Benefits and practical applications of the methods

Collectively these workflows provide laboratories with:

• Regulatory-compliant targeted quantitation for drinking water, wastewater, soil and food matrices supporting EPA, ISO, ASTM and AOAC methods.
• High-throughput options (direct injection, online SPE, stacked injections) that reduce sample-prep time and increase laboratory throughput.
• Multi-method flexibility on single platforms (automatic method switching) to handle diverse analyte classes (PFAS + cyanotoxins) without cross-contamination when configured correctly.
• Complementary screening strategies: CIC/AOF for total fluorine screening, HRMS for suspect/unknown discovery, GC–TD–MS for volatile PFAS, and EDXRF for rapid product prescreens.
• Robustness in complex matrices as demonstrated by hundreds of consecutive injections with stable performance and QC recoveries, supporting routine monitoring programs.

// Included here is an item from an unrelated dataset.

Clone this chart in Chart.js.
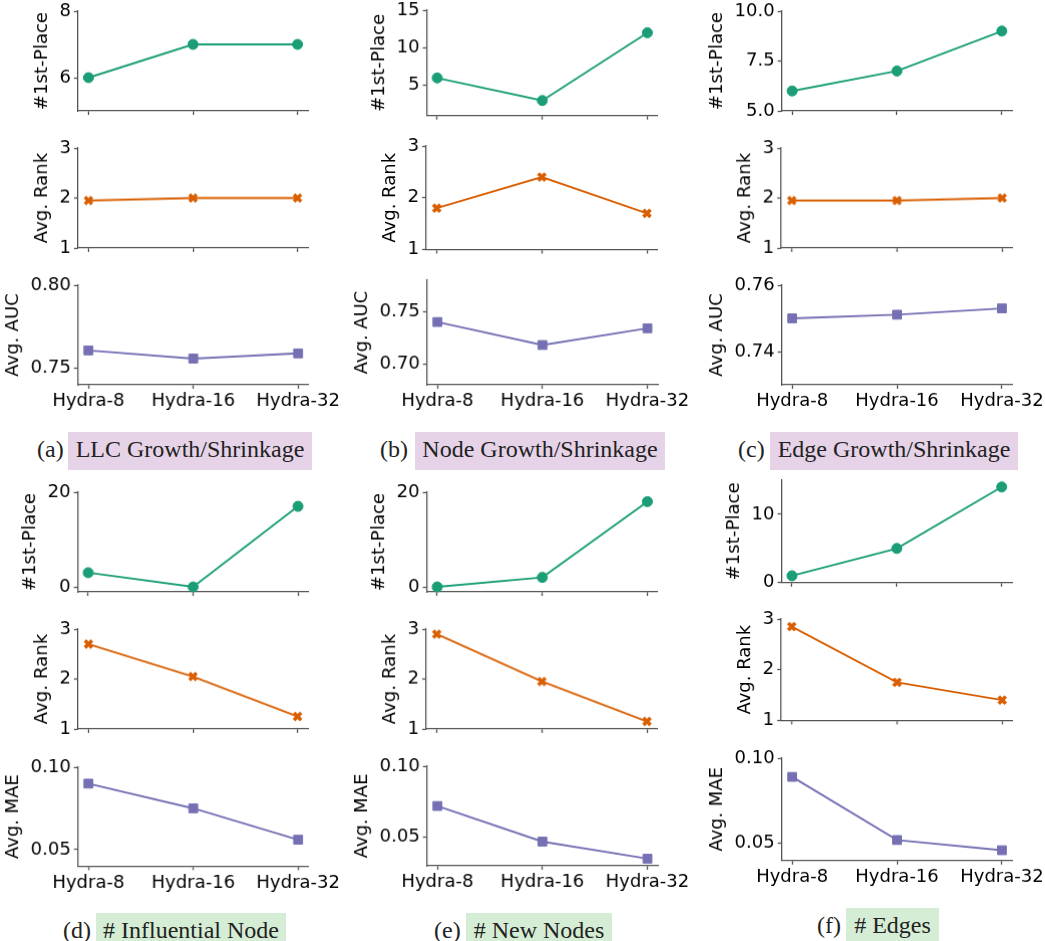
<!DOCTYPE html>
<html>
<head>
<meta charset="utf-8">
<script src="https://cdn.jsdelivr.net/npm/chart.js@4.4.1/dist/chart.umd.min.js"></script>
<style>
  html, body { margin: 0; padding: 0; background: #fff; }
  #page { position: relative; width: 1045px; height: 941px; overflow: hidden; background: #fff; }
  .plot { position: absolute; }
  .tag { position: absolute; font-family: 'Liberation Serif', 'Times New Roman', serif; font-size: 24px; color: #222; line-height: 34px; white-space: nowrap; }
  .box { text-align: center; }
</style>
</head>
<body>
<div id="page"></div>
<script>
// Categories shared by every subplot
const categories = ['Hydra-8', 'Hydra-16', 'Hydra-32'];

// (a) LLC Growth/Shrinkage
const llcFirst = [6, 7, 7];
const llcRank = [1.95, 2.0, 2.0];
const llcAuc = [0.7607, 0.7558, 0.7589];

// (b) Node Growth/Shrinkage
const nodeFirst = [6, 3, 12];
const nodeRank = [1.8, 2.4, 1.7];
const nodeAuc = [0.740, 0.718, 0.734];

// (c) Edge Growth/Shrinkage
const edgeFirst = [6, 7, 9];
const edgeRank = [1.95, 1.95, 2.0];
const edgeAuc = [0.750, 0.7511, 0.753];

// (d) # Influential Node
const inflFirst = [3, 0, 17];
const inflRank = [2.7, 2.05, 1.25];
const inflMae = [0.090, 0.075, 0.056];

// (e) # New Nodes
const newFirst = [0, 2, 18];
const newRank = [2.9, 1.95, 1.15];
const newMae = [0.072, 0.047, 0.035];

// (f) # Edges
const edgesFirst = [1, 5, 14];
const edgesRank = [2.85, 1.75, 1.4];
const edgesMae = [0.089, 0.052, 0.046];

// y tick labels
const rankTicks = [1, 2, 3];
const llcFirstTicks = [6, 8];
const llcAucTicks = [0.75, 0.80];
const nodeFirstTicks = [5, 10, 15];
const nodeAucTicks = [0.70, 0.75];
const edgeFirstTicks = [5, 7.5, 10];
const edgeAucTicks = [0.74, 0.76];
const countTicks = [0, 20];
const edgesFirstTicks = [0, 10];
const maeTicks = [0.05, 0.10];

Chart.defaults.font.family = "'DejaVu Sans', sans-serif";
Chart.defaults.font.size = 18;
Chart.defaults.color = '#000';

const axisColor = '#555';
const metricStyles = [
    { color: '#1b9e77', pointStyle: 'circle', radius: 5, pointBorder: 1 },
    { color: '#d95f02', pointStyle: 'crossRot', radius: 5, pointBorder: 3.6 },
    { color: '#7570b3', pointStyle: 'rect', radius: 6.2, pointBorder: 1 }
];

// Panel layout: plot area of each subplot in page pixels
const panels = [
    { left: 78, right: 308, rows: [[11, 110], [148, 247], [285, 384]],
      series: [llcFirst, llcRank, llcAuc], labels: ['#1st-Place', 'Avg. Rank', 'Avg. AUC'],
      ranges: [[5, 8], [1, 3], [0.74, 0.80]], ticks: [llcFirstTicks, rankTicks, llcAucTicks], decimals: [0, 0, 2],
      tag: { text: '(a)', x: 37, box: 'LLC Growth/Shrinkage', bx: 68, bw: 244, y: 432, h: 38, bg: '#e6d3e8' } },
    { left: 426.3, right: 656.7, rows: [[10.3, 115], [145.7, 249.3], [280, 384]],
      series: [nodeFirst, nodeRank, nodeAuc], labels: ['#1st-Place', 'Avg. Rank', 'Avg. AUC'],
      ranges: [[1, 15], [1, 3], [0.68, 0.78]], ticks: [nodeFirstTicks, rankTicks, nodeAucTicks], decimals: [0, 0, 2],
      tag: { text: '(b)', x: 380, box: 'Node Growth/Shrinkage', bx: 415, bw: 250, y: 432, h: 38, bg: '#e6d3e8' } },
    { left: 781.3, right: 1012, rows: [[11, 110], [148, 247], [285, 384]],
      series: [edgeFirst, edgeRank, edgeAuc], labels: ['#1st-Place', 'Avg. Rank', 'Avg. AUC'],
      ranges: [[5, 10], [1, 3], [0.73, 0.76]], ticks: [edgeFirstTicks, rankTicks, edgeAucTicks], decimals: [1, 0, 2],
      tag: { text: '(c)', x: 738, box: 'Edge Growth/Shrinkage', bx: 770, bw: 248, y: 432, h: 38, bg: '#e6d3e8' } },
    { left: 78, right: 308, rows: [[492, 591], [629, 728], [766.7, 865]],
      series: [inflFirst, inflRank, inflMae], labels: ['#1st-Place', 'Avg. Rank', 'Avg. MAE'],
      ranges: [[-1.06, 20], [1, 3], [0.04, 0.10]], ticks: [countTicks, rankTicks, maeTicks], decimals: [0, 0, 2],
      tag: { text: '(d)', x: 63, box: '# Influential Node', bx: 96, bw: 190, y: 913, h: 38, bg: '#d6edd5' } },
    { left: 426.3, right: 656.7, rows: [[492, 591], [629, 728], [766, 865]],
      series: [newFirst, newRank, newMae], labels: ['#1st-Place', 'Avg. Rank', 'Avg. MAE'],
      ranges: [[-1.06, 20], [1, 3], [0.03, 0.10]], ticks: [countTicks, rankTicks, maeTicks], decimals: [0, 0, 2],
      tag: { text: '(e)', x: 434, box: '# New Nodes', bx: 466, bw: 146, y: 913, h: 38, bg: '#d6edd5' } },
    { left: 781.3, right: 1012, rows: [[480, 581.7], [619.3, 720.7], [758.3, 860]],
      series: [edgesFirst, edgesRank, edgesMae], labels: ['#1st-Place', 'Avg. Rank', 'Avg. MAE'],
      ranges: [[0, 15], [1, 3], [0.04, 0.10]], ticks: [edgesFirstTicks, rankTicks, maeTicks], decimals: [0, 0, 2],
      tag: { text: '(f)', x: 817, box: '# Edges', bx: 846, bw: 93, y: 908, h: 33, bg: '#d6edd5' } }
];

const page = document.getElementById('page');

function makeConfig(values, style, range, yTicks, decimals, label, showX) {
    const grid = { drawOnChartArea: false, drawTicks: true, tickLength: 4, tickWidth: 1.3, color: axisColor };
    const border = { display: true, color: axisColor, width: 1.3 };
    return {
        type: 'line',
        data: {
            datasets: [{
                data: values.map((v, i) => ({ x: i, y: v })),
                borderColor: style.color,
                backgroundColor: style.color,
                borderWidth: 1.9,
                pointStyle: style.pointStyle,
                pointRadius: style.radius,
                pointBorderWidth: style.pointBorder,
                pointBackgroundColor: style.color,
                pointBorderColor: style.color,
                tension: 0,
                clip: false
            }]
        },
        options: {
            responsive: true,
            maintainAspectRatio: false,
            animation: false,
            events: [],
            layout: { padding: { top: 14, right: 14, bottom: 4, left: 4 } },
            plugins: { legend: { display: false }, tooltip: { enabled: false } },
            scales: {
                x: {
                    type: 'linear',
                    min: -0.1,
                    max: 2.1,
                    afterBuildTicks: s => { s.ticks = categories.map((c, i) => ({ value: i })); },
                    ticks: {
                        display: showX,
                        autoSkip: false,
                        maxRotation: 0,
                        minRotation: 0,
                        padding: 2,
                        color: '#000',
                        callback: v => categories[v]
                    },
                    grid: grid,
                    border: border
                },
                y: {
                    min: range[0],
                    max: range[1],
                    afterBuildTicks: s => { s.ticks = yTicks.map(v => ({ value: v })); },
                    ticks: {
                        padding: 3,
                        color: '#000',
                        callback: v => Number(v).toFixed(decimals)
                    },
                    grid: grid,
                    border: border,
                    title: { display: true, text: label, color: '#000', padding: { top: 0, bottom: 3 } }
                }
            }
        }
    };
}

// Create a chart and move/resize it so its plot area lands on the given rectangle
function placeChart(cfg, left, top, width, height) {
    const holder = document.createElement('div');
    holder.className = 'plot';
    let w = width + 200, h = height + 100;
    holder.style.width = w + 'px';
    holder.style.height = h + 'px';
    const canvas = document.createElement('canvas');
    holder.appendChild(canvas);
    page.appendChild(holder);
    const chart = new Chart(canvas, cfg);
    for (let k = 0; k < 3; k++) {
        const ca = chart.chartArea;
        const nw = ca.left + width + (w - ca.right);
        const nh = ca.top + height + (h - ca.bottom);
        w = nw; h = nh;
        holder.style.width = w + 'px';
        holder.style.height = h + 'px';
        chart.resize(w, h);
    }
    const ca = chart.chartArea;
    holder.style.left = (left - ca.left) + 'px';
    holder.style.top = (top - ca.top) + 'px';
    return chart;
}

function addTag(tag) {
    const t = document.createElement('div');
    t.className = 'tag';
    t.style.left = tag.x + 'px';
    t.style.top = tag.y + 'px';
    t.style.height = tag.h + 'px';
    t.textContent = tag.text;
    page.appendChild(t);
    const b = document.createElement('div');
    b.className = 'tag box';
    b.style.left = tag.bx + 'px';
    b.style.top = tag.y + 'px';
    b.style.width = tag.bw + 'px';
    b.style.height = tag.h + 'px';
    b.style.background = tag.bg;
    b.textContent = tag.box;
    page.appendChild(b);
}

panels.forEach(p => {
    p.rows.forEach((r, i) => {
        const cfg = makeConfig(p.series[i], metricStyles[i], p.ranges[i], p.ticks[i], p.decimals[i], p.labels[i], i === 2);
        placeChart(cfg, p.left, r[0], p.right - p.left, r[1] - r[0]);
    });
    addTag(p.tag);
});
</script>
</body>
</html>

Future trends and potential uses

Emerging directions and opportunities include:

• Greater adoption of HRMS workflows for suspect and non-target PFAS discovery, combined with expanding spectral libraries and automated assignment tools to keep pace with the rapidly growing PFAS universe.
• Wider use of total fluorine/AOF screening as a fast prioritization step before targeted analysis to capture unknown or polymeric fluorinated species.
• Continued method standardization and turnkey method packages to improve inter-laboratory comparability and accelerate regulatory compliance.
• Improvements in chromatographic delay columns and low-background hardware to reduce PFAS artifacts and permit ultra-trace direct-injection methods.
• Automation of sample handling and online SPE to enable large-scale monitoring, surveillance during contamination events, and faster turnaround for public-health decision-making.
• Integration of analytical results with remediation and exposure models to evaluate treatment efficacy and human/ ecological risk.

Conclusion

The surveyed analytical solutions illustrate a pragmatic, multi-technology approach to PFAS monitoring: sensitive, validated LC-MS/MS workflows for regulatory compliance; HRMS for discovery and unanticipated compounds; GC–TD–MS for volatile PFAS; CIC for total organic fluorine screening; and rapid product prescreens via EDXRF. Combining high-sensitivity instruments, optimized chromatographic methods, automated sample preparation and robust QC enables laboratories to meet tightening regulatory limits and expand PFAS surveillance across environmental, food and consumer-product matrices.

Reference

Shimadzu Corporation. Analytical Solutions for PFAS Testing: Routine to Discovery Analysis in Environmental Samples and Consumer Products. First Edition March 2026; C10G-E109. For research use only. Not for use in diagnostic procedures.